‘Eram amigos, foram campeões juntos e morreram juntos’, diz tio de vítima de incêndio no Ninho do Urubu

A amizade entre duas vítimas fatais do incêndio no Ninho do Urubu, iniciada há cerca de dez anos durante os primeiros treinos, ainda no Madureira Esporte Clube, pode ser comparada à fascinante parceria entre Assis e Washington, o famoso casal 20 do Fluminense. Pelo menos é desta forma que Sebastião Rodrigues, tio do lateral-direito Samuel Thomas, vê a amizade do sobrinho com o goleiro Christian Esmerio. Ambos morreram na última sexta-feira no alojamento do Flamengo, onde dividiam o mesmo quarto.

Os primeiros passos no futebol, Samuel deu mesmo no Pavunense Futebol Clube, aos seis anos de idade. Pouco depois, viria a conhecer seu grande amigo, Christian, no Madureira.

— Os dois começaram juntos no Madureira, embora o Christian já estivesse lá primeiro. Eram amigos desde criança, viajavam juntos, foram para Espanha e Portugal. Foram campeões juntos e morreram juntos — diz Sebastião, em meio à lágrimas, enquanto aguardava informações sobre a liberação do corpo do jogador, ainda não identificado, na manhã deste domingo. — Era como se eles fossem irmãos, como se fossem Washington e Assis. Não eram irmãos de sangue, mas pela convivência, pelo amor e pelo carinho, criou-se esse elo.

O jovem Samuel, que era fã do jogador Daniel Alves, estava há cinco anos no Flamengo. Antes, além do Madureira e do Pavunense, também chegou a jogar pelo Vasco e pelo JH. A entrada no rubro-negro, no entanto, foi especial para o jovem e para a família, que mora em São João de Meriti, na Baixada Fluminense.

— Foi uma alegria quando ele chegou no Flamengo. Ele mesmo não acreditava. Depois de um tempo que caiu a ficha dele, que estava no maior clube do mundo. Ele era um flamenguista nato. Tinha amor pelo clube — relembra ele.

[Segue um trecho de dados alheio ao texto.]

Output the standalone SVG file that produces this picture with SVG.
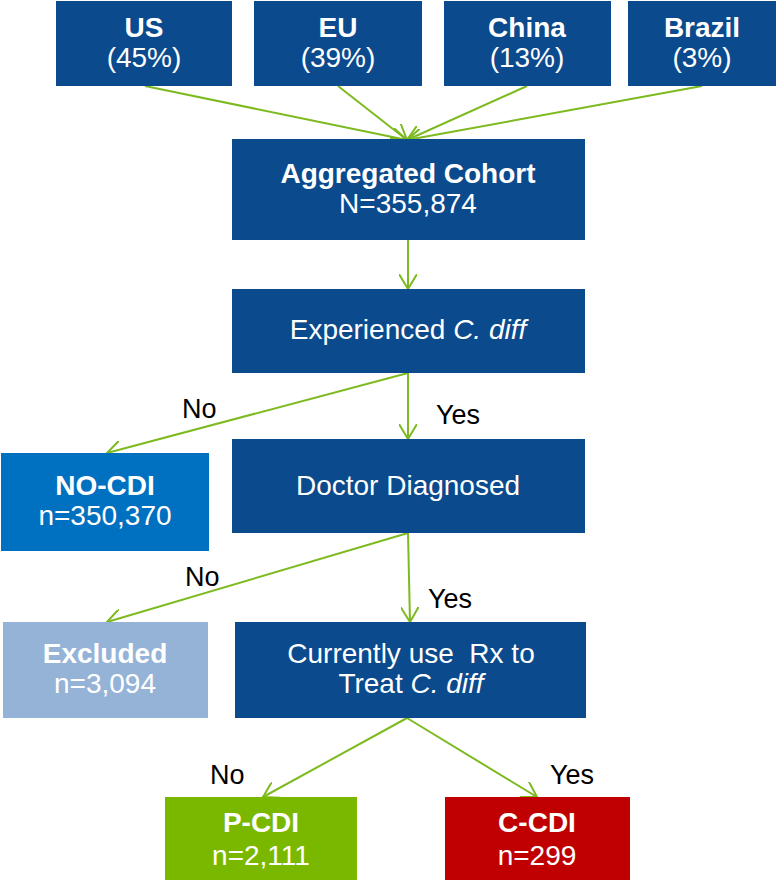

Sebastião conta que era uma espécie de treinador especial do sobrinho, embora afirme que "ninguém ensina ninguém a jogar bola". Enquanto as lágrimas escorrem pelo rosto, o tio do garoto relembra com carinho a época em que botava vídeos de jogadores em campo para o sobrinho assistir.

— Era para ele se espelhar nesses jogadores quando chegasse em campo. Eu botava vídeos do Mazinho, do Vasco; do Branco, do Fluminense; e do Léo Moura.

Descaso

Na manhã de domingo, parte da família do menino aguardava informações sobre a liberação do corpo no hotel Ramada, no Recreio dos Bandeirantes. Até aquele momento, o corpo do jovem não havia sido identificado.

— Os legistas são pessoas estudadas, mas mesmo assim não conseguiram identificar o corpo do Samuel e de outro coleguinha que jogava com ele. Tem dois montinhos de ossos bem queimados que cabe numa caixa de sapato. Isso foi o que ouvi falar sobre a dificuldade de se identificar. A gente só quer o que tem do Samuel para fazer o enterro dele. Desde ontem, não temos informações. A diretoria do Flamengo, nada sabe. É um descaso tremendo com a gente – disse Sebastião.

Muito abalado, outro tio do menino, o guarda de trânsito Arthur Rodrigues, afirmava que a tragédia poderia ter sido evitada.

— Faltou um pouco mais de responsabilidade e vigilância do clube. Não estamos aqui para falar mal do Flamengo. Apenas falando a nossa opinião — opina Arthur, indagando também sobre a falta de saídas de emergências e acompanhamento de adultos no local. — A gente fica na angústia, sem ter o que fazer. A gente não tem nem chão pra pisar mais. Só Deus agora para trazer a solução.

Segundo os familiares, o desejo de Samuel era dar uma casa para mãe. Para isso, os planos do jovem era avançar o quanto antes na carreira.

— Ele falava que ia decolar esse ano no futebol, que ia explodir. Além da casa da mãe, ele dizia que ia me dar uma também. Estive com ele sábado em Lage de Muriae, onde eu moro e onde ele passava as folgas. Agora nem meu sobrinho eu tenho mais. Só restou um pouquinho de osso queimado que nem sabem dizer se é dele. O meu projeto com ele não era esse que estamos passando hoje — lamenta Sebastião.